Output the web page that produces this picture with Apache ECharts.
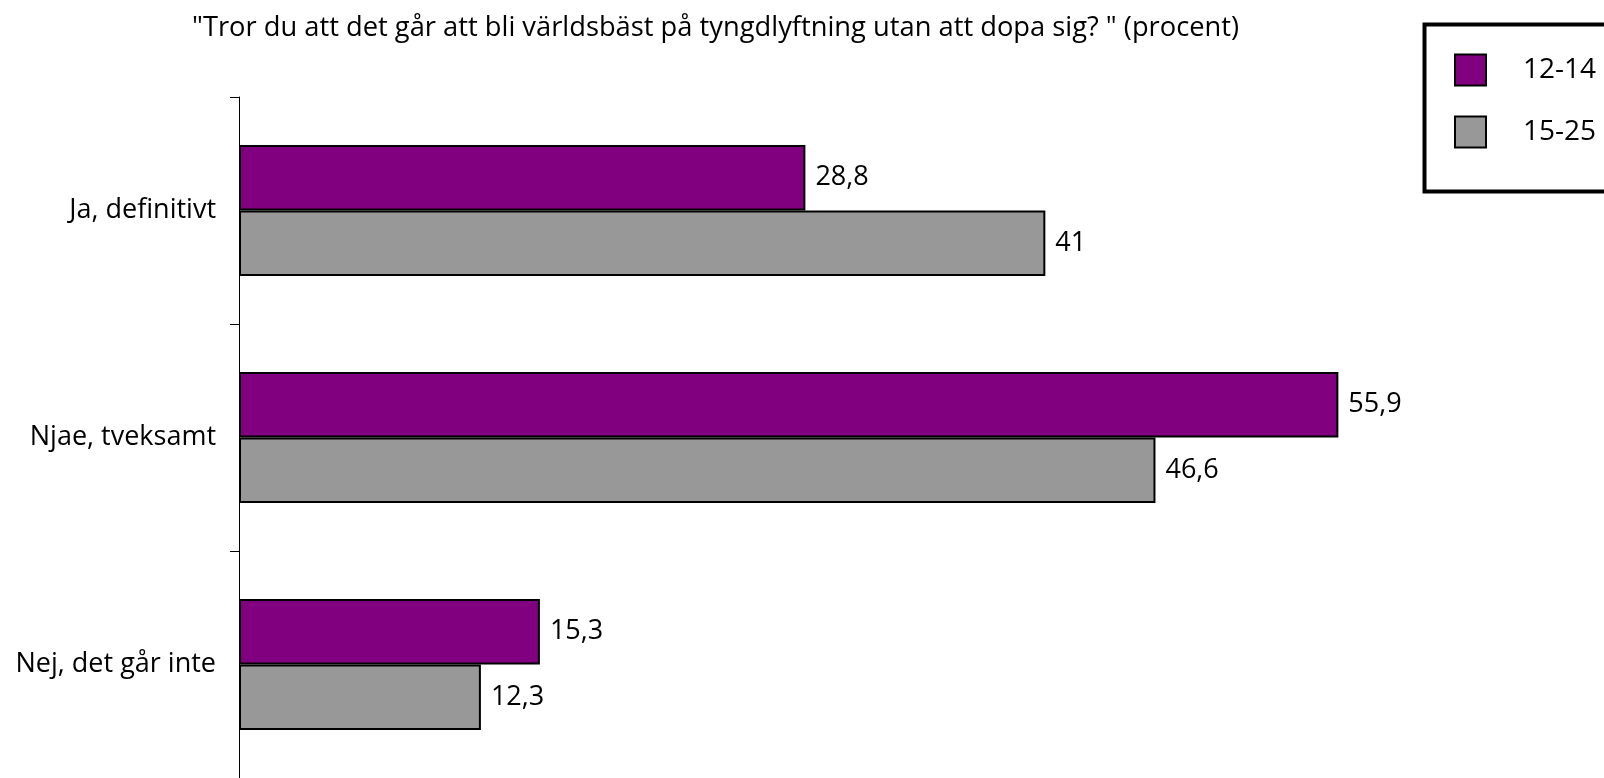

____

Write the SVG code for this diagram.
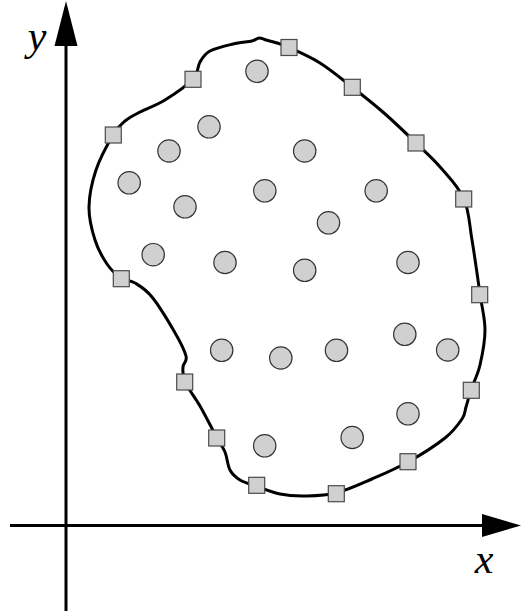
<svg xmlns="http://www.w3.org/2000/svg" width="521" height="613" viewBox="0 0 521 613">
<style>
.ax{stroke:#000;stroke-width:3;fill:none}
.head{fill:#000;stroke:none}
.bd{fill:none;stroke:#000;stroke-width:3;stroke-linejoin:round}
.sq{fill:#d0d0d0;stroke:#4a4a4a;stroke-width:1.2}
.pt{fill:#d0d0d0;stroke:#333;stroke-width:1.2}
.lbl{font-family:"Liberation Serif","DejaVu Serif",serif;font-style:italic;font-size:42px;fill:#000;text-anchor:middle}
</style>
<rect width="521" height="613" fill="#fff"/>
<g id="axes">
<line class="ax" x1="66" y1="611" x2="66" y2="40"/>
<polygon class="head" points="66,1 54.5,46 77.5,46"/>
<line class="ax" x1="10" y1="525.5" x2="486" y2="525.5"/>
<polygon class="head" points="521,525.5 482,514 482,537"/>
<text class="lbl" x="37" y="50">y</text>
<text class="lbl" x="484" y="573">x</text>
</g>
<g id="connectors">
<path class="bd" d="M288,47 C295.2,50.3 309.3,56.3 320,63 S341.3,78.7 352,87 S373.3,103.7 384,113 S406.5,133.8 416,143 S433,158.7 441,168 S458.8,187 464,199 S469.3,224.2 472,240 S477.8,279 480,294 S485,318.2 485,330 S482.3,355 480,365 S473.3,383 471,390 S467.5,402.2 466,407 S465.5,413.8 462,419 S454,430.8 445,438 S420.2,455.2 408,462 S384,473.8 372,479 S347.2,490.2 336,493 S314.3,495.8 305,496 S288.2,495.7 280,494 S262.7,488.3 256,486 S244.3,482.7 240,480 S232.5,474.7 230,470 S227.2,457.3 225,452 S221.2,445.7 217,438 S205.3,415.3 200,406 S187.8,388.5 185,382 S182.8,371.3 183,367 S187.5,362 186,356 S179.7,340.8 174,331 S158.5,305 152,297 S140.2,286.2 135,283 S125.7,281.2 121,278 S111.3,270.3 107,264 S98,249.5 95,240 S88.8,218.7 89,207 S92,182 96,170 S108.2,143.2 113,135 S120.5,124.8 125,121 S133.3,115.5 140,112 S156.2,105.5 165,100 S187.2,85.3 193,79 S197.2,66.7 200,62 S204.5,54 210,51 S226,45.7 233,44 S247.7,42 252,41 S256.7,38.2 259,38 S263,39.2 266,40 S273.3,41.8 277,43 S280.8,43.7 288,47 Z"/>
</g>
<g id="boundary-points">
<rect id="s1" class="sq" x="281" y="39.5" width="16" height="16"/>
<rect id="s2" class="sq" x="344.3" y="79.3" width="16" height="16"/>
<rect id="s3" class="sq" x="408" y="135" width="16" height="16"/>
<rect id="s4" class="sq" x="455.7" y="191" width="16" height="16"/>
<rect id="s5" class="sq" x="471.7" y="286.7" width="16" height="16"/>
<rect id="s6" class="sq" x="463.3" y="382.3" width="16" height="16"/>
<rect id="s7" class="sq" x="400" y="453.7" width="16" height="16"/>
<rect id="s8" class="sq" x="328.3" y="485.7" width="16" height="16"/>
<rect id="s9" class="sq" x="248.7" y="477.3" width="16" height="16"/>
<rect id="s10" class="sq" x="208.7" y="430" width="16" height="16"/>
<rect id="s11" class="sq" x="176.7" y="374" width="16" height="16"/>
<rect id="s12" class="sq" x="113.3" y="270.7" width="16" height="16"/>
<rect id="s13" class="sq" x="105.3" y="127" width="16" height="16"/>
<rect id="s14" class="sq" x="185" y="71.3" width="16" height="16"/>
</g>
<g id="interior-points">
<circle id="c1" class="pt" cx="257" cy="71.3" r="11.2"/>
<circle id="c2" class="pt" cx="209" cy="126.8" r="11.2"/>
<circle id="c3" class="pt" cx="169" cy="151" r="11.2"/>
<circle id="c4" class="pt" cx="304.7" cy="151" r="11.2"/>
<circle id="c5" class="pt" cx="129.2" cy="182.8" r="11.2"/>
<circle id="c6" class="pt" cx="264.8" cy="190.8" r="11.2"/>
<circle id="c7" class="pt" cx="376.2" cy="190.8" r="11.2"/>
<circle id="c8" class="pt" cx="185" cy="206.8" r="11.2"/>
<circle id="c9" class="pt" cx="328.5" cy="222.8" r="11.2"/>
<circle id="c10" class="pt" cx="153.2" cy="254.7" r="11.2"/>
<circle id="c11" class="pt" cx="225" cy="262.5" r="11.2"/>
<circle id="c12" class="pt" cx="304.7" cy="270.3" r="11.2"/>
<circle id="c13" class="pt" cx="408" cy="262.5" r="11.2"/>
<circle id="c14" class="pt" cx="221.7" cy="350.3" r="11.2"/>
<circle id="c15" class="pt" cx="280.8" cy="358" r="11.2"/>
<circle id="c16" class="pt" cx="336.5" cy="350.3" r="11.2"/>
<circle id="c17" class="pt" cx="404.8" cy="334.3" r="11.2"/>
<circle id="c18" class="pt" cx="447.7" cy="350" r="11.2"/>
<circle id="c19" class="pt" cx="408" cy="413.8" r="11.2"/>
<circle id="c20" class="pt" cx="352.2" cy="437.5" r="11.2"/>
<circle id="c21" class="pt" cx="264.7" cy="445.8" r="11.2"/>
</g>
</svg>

____

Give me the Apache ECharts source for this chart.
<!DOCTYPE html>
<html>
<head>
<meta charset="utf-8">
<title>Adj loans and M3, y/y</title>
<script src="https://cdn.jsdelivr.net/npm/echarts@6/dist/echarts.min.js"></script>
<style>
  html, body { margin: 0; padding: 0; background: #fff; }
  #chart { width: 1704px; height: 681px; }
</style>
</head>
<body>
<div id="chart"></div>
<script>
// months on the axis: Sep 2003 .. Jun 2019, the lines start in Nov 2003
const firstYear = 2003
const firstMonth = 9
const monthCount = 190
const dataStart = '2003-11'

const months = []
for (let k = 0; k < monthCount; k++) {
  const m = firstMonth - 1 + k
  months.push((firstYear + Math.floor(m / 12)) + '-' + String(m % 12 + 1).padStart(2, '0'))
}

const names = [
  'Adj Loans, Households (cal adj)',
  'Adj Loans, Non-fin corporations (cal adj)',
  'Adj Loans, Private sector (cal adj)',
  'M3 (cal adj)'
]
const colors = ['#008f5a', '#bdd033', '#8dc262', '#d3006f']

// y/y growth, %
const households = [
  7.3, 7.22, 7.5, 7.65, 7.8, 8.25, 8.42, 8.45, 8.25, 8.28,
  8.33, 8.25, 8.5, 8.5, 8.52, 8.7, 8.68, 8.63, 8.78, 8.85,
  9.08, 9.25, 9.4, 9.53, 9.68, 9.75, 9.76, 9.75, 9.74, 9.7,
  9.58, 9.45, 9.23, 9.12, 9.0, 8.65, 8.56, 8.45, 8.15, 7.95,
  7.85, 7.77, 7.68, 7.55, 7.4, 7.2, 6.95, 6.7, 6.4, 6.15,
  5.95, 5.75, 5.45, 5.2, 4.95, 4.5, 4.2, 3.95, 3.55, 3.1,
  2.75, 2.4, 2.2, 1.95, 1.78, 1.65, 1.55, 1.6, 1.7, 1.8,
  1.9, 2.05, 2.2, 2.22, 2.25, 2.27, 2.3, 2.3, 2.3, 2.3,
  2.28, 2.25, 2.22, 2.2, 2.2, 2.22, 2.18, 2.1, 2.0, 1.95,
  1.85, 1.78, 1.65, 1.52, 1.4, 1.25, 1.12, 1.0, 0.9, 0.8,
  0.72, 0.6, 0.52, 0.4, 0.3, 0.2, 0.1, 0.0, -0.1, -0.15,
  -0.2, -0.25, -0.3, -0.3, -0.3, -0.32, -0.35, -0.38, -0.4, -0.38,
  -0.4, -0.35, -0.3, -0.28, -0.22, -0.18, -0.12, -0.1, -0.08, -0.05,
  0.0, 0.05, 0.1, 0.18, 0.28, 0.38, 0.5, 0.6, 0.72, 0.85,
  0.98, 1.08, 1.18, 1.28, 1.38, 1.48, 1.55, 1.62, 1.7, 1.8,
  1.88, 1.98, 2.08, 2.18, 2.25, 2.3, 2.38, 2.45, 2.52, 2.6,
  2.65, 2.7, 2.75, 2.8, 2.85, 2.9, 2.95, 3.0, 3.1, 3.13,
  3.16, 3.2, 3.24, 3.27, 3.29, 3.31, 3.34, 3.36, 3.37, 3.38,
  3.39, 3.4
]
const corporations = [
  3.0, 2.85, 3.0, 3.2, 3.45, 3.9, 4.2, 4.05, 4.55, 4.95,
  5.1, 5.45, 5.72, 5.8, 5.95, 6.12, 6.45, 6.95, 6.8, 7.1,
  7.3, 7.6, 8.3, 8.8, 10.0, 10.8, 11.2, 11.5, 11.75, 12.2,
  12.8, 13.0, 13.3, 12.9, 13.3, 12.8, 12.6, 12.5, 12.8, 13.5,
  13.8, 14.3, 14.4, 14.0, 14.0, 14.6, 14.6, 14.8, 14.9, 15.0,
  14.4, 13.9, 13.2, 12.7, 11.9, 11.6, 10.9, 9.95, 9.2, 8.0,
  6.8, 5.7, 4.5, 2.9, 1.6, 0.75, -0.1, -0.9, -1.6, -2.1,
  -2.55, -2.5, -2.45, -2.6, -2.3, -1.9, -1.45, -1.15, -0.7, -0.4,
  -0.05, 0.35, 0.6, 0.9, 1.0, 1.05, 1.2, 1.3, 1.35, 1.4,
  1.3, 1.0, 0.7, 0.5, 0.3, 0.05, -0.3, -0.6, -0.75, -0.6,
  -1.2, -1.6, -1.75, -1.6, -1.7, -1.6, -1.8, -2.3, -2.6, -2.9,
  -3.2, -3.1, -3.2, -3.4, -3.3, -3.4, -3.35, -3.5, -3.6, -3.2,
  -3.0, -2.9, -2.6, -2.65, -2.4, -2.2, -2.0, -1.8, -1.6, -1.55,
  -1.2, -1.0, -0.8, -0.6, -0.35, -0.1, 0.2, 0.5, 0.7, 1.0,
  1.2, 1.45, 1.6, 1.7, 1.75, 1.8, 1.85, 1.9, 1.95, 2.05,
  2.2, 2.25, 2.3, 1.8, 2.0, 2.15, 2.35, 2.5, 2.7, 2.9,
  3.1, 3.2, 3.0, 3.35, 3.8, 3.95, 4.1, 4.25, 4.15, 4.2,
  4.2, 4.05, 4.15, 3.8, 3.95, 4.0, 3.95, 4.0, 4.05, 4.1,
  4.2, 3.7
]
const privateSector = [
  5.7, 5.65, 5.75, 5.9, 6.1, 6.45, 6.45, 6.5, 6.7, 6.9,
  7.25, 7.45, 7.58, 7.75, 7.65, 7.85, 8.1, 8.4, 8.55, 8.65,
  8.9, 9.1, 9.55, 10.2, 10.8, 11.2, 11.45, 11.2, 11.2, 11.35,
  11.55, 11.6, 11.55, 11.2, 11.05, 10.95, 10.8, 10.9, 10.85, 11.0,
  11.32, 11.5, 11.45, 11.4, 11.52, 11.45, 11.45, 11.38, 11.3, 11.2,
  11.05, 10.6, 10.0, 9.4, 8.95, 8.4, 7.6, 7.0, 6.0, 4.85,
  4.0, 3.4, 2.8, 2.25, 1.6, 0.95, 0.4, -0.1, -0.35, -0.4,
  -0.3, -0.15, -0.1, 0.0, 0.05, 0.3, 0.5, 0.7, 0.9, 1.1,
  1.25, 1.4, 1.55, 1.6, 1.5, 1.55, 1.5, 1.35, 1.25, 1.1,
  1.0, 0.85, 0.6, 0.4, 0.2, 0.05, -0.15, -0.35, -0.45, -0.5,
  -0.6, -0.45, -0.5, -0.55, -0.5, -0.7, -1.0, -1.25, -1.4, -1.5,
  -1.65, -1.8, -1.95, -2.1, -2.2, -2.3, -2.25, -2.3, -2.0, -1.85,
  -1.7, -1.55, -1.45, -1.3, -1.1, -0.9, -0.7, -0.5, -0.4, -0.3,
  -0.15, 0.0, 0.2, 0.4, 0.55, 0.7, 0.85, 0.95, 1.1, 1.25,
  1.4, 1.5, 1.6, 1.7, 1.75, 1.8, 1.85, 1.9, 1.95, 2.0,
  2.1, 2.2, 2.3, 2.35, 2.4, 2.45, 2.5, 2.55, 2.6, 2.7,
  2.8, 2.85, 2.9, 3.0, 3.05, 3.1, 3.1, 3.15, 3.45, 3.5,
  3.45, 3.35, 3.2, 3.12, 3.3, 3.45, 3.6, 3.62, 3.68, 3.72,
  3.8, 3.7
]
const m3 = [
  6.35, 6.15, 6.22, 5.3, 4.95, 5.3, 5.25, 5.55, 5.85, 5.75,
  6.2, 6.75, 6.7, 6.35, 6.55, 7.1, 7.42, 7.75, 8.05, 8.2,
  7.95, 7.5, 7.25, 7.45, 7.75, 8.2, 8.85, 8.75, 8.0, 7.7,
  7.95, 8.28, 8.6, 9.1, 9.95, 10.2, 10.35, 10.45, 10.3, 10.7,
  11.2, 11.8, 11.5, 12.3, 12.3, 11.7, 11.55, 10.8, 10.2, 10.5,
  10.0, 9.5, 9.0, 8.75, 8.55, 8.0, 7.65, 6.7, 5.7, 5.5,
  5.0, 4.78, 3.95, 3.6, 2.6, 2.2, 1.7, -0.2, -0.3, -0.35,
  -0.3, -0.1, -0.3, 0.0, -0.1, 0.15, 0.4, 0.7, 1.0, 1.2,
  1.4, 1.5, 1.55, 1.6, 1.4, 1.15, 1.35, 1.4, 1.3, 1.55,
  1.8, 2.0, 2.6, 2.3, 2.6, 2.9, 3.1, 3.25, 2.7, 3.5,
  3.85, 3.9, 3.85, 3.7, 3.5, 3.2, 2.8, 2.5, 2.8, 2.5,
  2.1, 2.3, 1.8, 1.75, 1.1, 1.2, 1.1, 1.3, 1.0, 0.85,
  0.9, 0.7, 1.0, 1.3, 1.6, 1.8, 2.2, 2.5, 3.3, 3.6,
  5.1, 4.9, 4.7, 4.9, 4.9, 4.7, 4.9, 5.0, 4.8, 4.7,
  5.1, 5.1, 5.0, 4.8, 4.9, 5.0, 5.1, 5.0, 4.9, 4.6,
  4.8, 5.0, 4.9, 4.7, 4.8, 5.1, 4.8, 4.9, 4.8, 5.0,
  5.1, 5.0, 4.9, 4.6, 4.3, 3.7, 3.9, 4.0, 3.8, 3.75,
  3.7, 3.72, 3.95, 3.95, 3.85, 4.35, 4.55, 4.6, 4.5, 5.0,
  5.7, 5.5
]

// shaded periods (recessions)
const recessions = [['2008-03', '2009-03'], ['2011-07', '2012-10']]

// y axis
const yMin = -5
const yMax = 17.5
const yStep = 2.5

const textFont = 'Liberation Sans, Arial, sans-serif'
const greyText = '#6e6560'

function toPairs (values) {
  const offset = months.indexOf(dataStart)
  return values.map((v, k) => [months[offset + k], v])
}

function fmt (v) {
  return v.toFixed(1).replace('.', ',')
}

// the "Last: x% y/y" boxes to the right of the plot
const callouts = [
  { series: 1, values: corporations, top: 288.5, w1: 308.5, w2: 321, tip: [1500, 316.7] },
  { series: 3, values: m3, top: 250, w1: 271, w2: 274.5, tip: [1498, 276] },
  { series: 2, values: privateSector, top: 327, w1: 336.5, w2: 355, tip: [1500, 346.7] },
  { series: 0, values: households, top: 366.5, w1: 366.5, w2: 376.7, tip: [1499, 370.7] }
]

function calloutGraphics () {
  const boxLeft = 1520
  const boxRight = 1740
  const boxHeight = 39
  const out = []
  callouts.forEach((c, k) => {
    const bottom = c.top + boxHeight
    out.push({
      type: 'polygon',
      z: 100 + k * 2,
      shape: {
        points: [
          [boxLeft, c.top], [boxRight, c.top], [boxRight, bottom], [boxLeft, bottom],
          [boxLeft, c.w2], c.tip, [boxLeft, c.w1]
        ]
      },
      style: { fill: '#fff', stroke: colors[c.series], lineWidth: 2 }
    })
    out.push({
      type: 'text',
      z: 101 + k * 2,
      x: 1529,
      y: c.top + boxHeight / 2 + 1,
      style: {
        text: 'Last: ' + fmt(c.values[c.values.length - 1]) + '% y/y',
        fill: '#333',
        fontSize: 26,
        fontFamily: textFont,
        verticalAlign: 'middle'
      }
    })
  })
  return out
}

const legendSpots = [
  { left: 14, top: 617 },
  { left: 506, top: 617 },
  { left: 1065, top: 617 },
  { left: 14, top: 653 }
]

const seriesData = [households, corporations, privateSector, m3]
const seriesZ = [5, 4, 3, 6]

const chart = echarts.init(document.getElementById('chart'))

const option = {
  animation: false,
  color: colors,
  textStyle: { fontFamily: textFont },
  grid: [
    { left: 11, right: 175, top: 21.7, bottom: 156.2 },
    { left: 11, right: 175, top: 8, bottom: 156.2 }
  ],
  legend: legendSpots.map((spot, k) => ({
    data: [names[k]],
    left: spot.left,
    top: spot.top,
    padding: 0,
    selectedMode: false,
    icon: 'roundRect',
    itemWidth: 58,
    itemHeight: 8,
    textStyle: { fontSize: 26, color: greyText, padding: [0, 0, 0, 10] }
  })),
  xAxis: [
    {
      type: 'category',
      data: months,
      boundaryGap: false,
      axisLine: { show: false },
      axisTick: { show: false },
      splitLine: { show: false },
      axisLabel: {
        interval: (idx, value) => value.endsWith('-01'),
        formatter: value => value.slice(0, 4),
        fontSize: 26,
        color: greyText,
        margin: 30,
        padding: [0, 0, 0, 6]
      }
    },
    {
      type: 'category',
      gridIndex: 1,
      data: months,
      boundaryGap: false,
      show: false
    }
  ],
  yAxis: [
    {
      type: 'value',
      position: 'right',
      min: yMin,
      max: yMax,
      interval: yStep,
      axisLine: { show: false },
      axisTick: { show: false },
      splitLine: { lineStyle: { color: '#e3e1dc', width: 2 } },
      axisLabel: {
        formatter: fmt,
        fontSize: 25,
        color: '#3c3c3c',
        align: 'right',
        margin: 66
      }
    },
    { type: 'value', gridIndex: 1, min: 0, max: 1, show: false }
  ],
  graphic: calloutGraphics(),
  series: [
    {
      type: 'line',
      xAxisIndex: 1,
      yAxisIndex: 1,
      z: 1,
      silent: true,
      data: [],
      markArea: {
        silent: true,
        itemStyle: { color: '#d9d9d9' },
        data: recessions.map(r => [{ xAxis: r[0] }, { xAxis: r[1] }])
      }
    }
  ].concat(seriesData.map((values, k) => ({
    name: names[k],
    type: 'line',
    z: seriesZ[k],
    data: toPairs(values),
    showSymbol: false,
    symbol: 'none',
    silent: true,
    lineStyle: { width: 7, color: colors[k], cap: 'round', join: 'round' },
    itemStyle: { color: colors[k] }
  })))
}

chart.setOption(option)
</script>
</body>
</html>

____

▶ Brief
Using the listing above, pick out each line that contains the word "Apache", then copy it.

▶ The result
Output the web page that produces this picture with Apache ECharts.
Give me the Apache ECharts source for this chart.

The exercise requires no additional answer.